I feel as if my life’s frame of reference is slipping out of
my reach.
This isn’t a “time is passing so fast now” experience. It is
one of context. The context that has shaped my life is forgotten or, in the
case of my young students (born in 1996, sheesh!), has never ever been learned.
That younger people vaguely remember or don’t care even to
learn about the life altering events of the past leaves me feeling diminished
or inadequate somehow. As if what I have to share has no worth.
I feel like celluloid film that is drying up, cracking and
turning to dust in my ignored tin. If all
of that is lost, forgotten, ignored, underappreciated, what happens to the rest
of me? The whole me?
My college journalism training began in the thick of
Watergate. It’s a frame of reference --- context --- for anyone who studies
investigative reporting, politics, and history. Yet, my students today, having
been born two decades after the scandal, may have memorized Nixon’s name among all
of the presidents in grade school, and perhaps they recall that he was forced to
resign for something, but what is kind of hazy.
Watergate is as unknown to them as the “global village”

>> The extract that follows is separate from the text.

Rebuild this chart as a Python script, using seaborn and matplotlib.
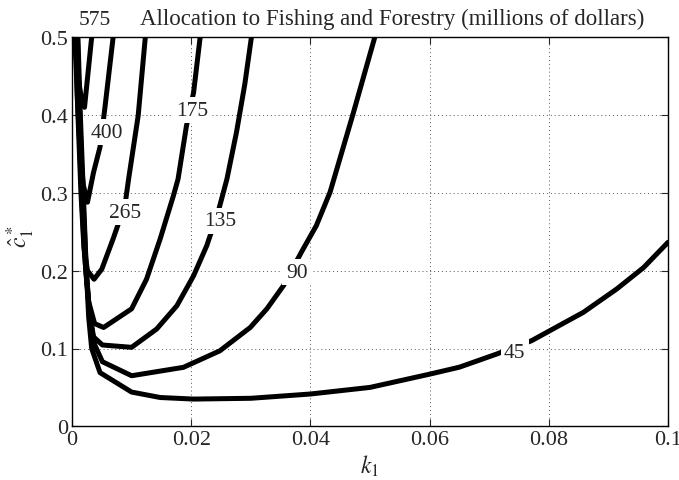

theory of the 70s. You know, the global village they are now living in thanks
to the Internet. (I have a student who travels daily to Spain to practice his
Spanish via the application
Periscope,
where he talks to Spaniards and visits live lectures in Spanish and is able to
interact with the speakers and other online audience members.)
In my lifetime, free citizens of African decent were still
(are still) fighting and dying for the rights guaranteed to them 100 years
before (Civil War) and even earlier in our Constitution. The knowledge that
people around me, people I knew were not (are not) equally enjoying the privileges and
protections of this country DID shape my life. Now, though, that’s just the
stuff for some history books. Those who are not directly affected have no frame a
reference for it, no context.
I recently pointed out to a media class that the FCC has
determined the cable providers can no longer require customers to rent their
cable boxes. If we do the monthly rental fee math for a life-time of rental
fees we can easily figure out why these companies are making healthy profits.
How much could one cable box really cost? U.S. Senators Edward Markey (D-MA)
and Richard Blumenthal (D-CT) reported last July, in preparation for the FCC
decision, that the rental boxes are worth
$19.5
billion a year to the cable industry. Hello! Seriously, how much could that
box cost to make? Ars Technica, an online technology blog reports that the
average household pays $232 a year on cable box rentals, suggesting that the
boxes are well paid for even in the first year of rental. (
Ars
Technica, July 30, 2015)
My students weren’t shocked, offended or outraged by such a bilking
of the viewing audience. Their response was to just stare at me as if wondering
aloud why I would bring this up in a media class.
I’m the one who was shocked when I realized that these
students have little or no frame of reference for cable boxes. They are the
unplugged generation. They don’t have cable, so no cable boxes either. They get
all of their media on smartphones, tablets and computers. For many, email is
also a vintage idea having been replaced by texting and social media forms of
communication with friends and family. Cable boxes are as foreign to these
20-somethings as are CD players and newspapers. Don’t even mention typewriters
and record players. ;-)
Welcome to the generation gap, where the “when I was your
age,” stories are not welcomed by the younger recipients because they have no
frame of reference. Give it 40 years and they will be wishing they’d listened
more closely.
It’s as if we are on slightly different plains with the
generations that follow --- just enough off kilter and out of the frame that
what we offer is too foreign for them to put into a context for their own
understanding.
So here I am at an age when this epiphany can only happen
and with no one younger willing to listen or able to understand the awareness
that just smacked me in the face. No wonder bad history repeats itself. And
what energy we are wasting on that repetition. We have the lessons just too few willing to learn
them.
I’m pretty sure that all that’s left of me in my frame of
reference is the bad profile side of my nose.